The Friday attack is one of several terrorism-related tragedies to hit the French capital over the years. Last month, two people were injured in a knife attack close to the former offices of satirical newspaper Charlie Hebdo, where Islamist militants killed 12 people in 2015 in revenge for a controversial cartoon of the prophet Muhammad. Officials said the September attack was an act of Islamist terrorism carried out amid a criminal trial for the 2015 attackers.
Paty had reportedly been threatened after showing students the very cartoons that Charlie Hebdo was targeted for publishing. The Guardian reported that, after the lesson, the father of a 13-year-old girl who didn’t leave the classroom posted a YouTube video claiming Paty had shown a “photo of a naked man” and said it was the Muslim prophet. The father called the teacher a thug.

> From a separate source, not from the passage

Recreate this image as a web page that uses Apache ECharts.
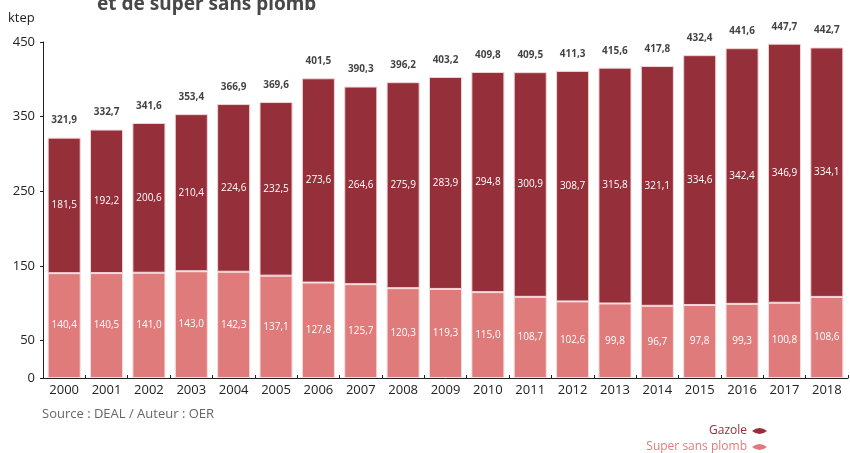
<!DOCTYPE html>
<html>
<head>
<meta charset="utf-8">
<script src="https://cdn.jsdelivr.net/npm/echarts@6/dist/echarts.min.js"></script>
<style>
  html, body { margin: 0; padding: 0; background: #fff; }
  #chart { width: 850px; height: 453px; }
</style>
</head>
<body>
<div id="chart"></div>
<script>
// annees
var years = ["2000", "2001", "2002", "2003", "2004", "2005", "2006", "2007", "2008", "2009",
    "2010", "2011", "2012", "2013", "2014", "2015", "2016", "2017", "2018"];
// super sans plomb (ktep)
var superSansPlomb = [140.4, 140.5, 141.0, 143.0, 142.3, 137.1, 127.8, 125.7, 120.3, 119.3,
    115.0, 108.7, 102.6, 99.8, 96.7, 97.8, 99.3, 100.8, 108.6];
// gazole (ktep)
var gazole = [181.5, 192.2, 200.6, 210.4, 224.6, 232.5, 273.6, 264.6, 275.9, 283.9,
    294.8, 300.9, 308.7, 315.8, 321.1, 334.6, 342.4, 346.9, 334.1];
// totaux affiches au-dessus des barres
var totals = [321.9, 332.7, 341.6, 353.4, 366.9, 369.6, 401.5, 390.3, 396.2, 403.2,
    409.8, 409.5, 411.3, 415.6, 417.8, 432.4, 441.6, 447.7, 442.7];
// graduations affichees
var yTicks = [0, 50, 150, 250, 350, 450];

function fr(v) {
    return v.toFixed(1).replace(".", ",");
}

var font = "Open Sans";
var leafIcon = "path://M0,5 Q10,-3 20,5 Q10,13 0,5 Z";

// une legende par serie, empilees a droite
function makeLegend(name, color, top) {
    return {
        data: [{ name: name, textStyle: { color: color } }],
        align: "right",
        right: 83,
        top: top,
        padding: 0,
        itemWidth: 15,
        itemHeight: 10,
        icon: leafIcon,
        itemStyle: { borderWidth: 0 },
        textStyle: { fontFamily: font, fontSize: 12 }
    };
}

var myChart = echarts.init(document.getElementById("chart"));

var option = {
    animation: false,
    textStyle: { fontFamily: font },
    title: [{
        text: "et de super sans plomb",
        left: 97,
        top: -5,
        padding: 0,
        textStyle: { fontFamily: "Noto Sans", fontWeight: "bold", fontSize: 19, color: "#484848" }
    }, {
        text: "ktep",
        left: 8,
        top: 12,
        padding: 0,
        textStyle: { fontFamily: font, fontWeight: "normal", fontSize: 13, color: "#222" }
    }, {
        text: "Source : DEAL / Auteur : OER",
        left: 42,
        top: 408,
        padding: 0,
        textStyle: { fontFamily: font, fontWeight: "normal", fontSize: 13, color: "#666" }
    }],
    legend: [
        makeLegend("Gazole", "#952f3a", 425),
        makeLegend("Super sans plomb", "#df7b7b", 441)
    ],
    grid: { left: 43, right: 2, top: 42, bottom: 75 },
    xAxis: {
        type: "category",
        data: years,
        axisLine: { lineStyle: { color: "#222", width: 1 } },
        axisTick: { show: true, inside: true, length: 3, lineStyle: { color: "#222" } },
        axisLabel: { color: "#222", fontSize: 13, margin: 6, fontFamily: font }
    },
    yAxis: {
        type: "value",
        min: 0,
        max: 450,
        splitLine: { show: false },
        axisLine: { show: true, lineStyle: { color: "#222", width: 1 } },
        axisTick: { show: true, length: 3, lineStyle: { color: "#222" }, customValues: yTicks },
        axisLabel: {
            color: "#222", fontSize: 13, margin: 8, fontFamily: font,
            customValues: yTicks
        }
    },
    series: [{
        name: "Super sans plomb",
        type: "bar",
        stack: "total",
        barWidth: "78%",
        data: superSansPlomb,
        itemStyle: { color: "#df7b7b", borderColor: "#f6dede", borderWidth: 1 },
        label: {
            show: true, position: "inside", color: "#fff", fontSize: 10, fontFamily: font,
            formatter: function (p) { return fr(p.value); }
        }
    }, {
        name: "Gazole",
        type: "bar",
        stack: "total",
        data: gazole,
        itemStyle: { color: "#952f3a", borderColor: "#f0d6d6", borderWidth: 1 },
        label: {
            show: true, position: "inside", color: "#fff", fontSize: 10, fontFamily: font,
            formatter: function (p) { return fr(p.value); }
        }
    }, {
        name: "Total",
        type: "scatter",
        data: totals,
        symbolSize: 2,
        itemStyle: { color: "rgba(0,0,0,0)" },
        silent: true,
        label: {
            show: true, position: "top", distance: 11, color: "#111", fontSize: 10,
            fontWeight: "bold", fontFamily: font,
            formatter: function (p) { return fr(p.value); }
        }
    }]
};

myChart.setOption(option);
</script>
</body>
</html>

As the situation intensified, the school convened a meeting with Paty, a head teacher and an education department official.
After the killing, Charlie Hebdo tweeted, “Intolerance just reached a new threshold and seems to stop at nothing to impose terror in our country.”
“Tonight, it was the Republic that was attacked with the despicable assassination of one of its servants, a teacher,” Education Minister Jean-Michel Blanquer said Friday. “I think tonight of him, of his family. Our unity and steadfastness are the only answers to the monstrosity of Islamist terrorism.”
The Washington Post reported the country’s anti-terror prosecutor immediately opened an investigation into the “murder in connection with a terrorist enterprise” and “criminal terrorist association.”
French President Emmanuel Macron on Friday evening went to the crime scene after an emergency meeting with Interior Minister Gerard Darmanin. Darmanin set up a crisis center to deal with the grisly attack. Macron called the beheading “an Islamist terrorist attack” at the scene. “One of our fellow citizens was assassinated today because he was teaching, he was teaching pupils about freedom of expression.”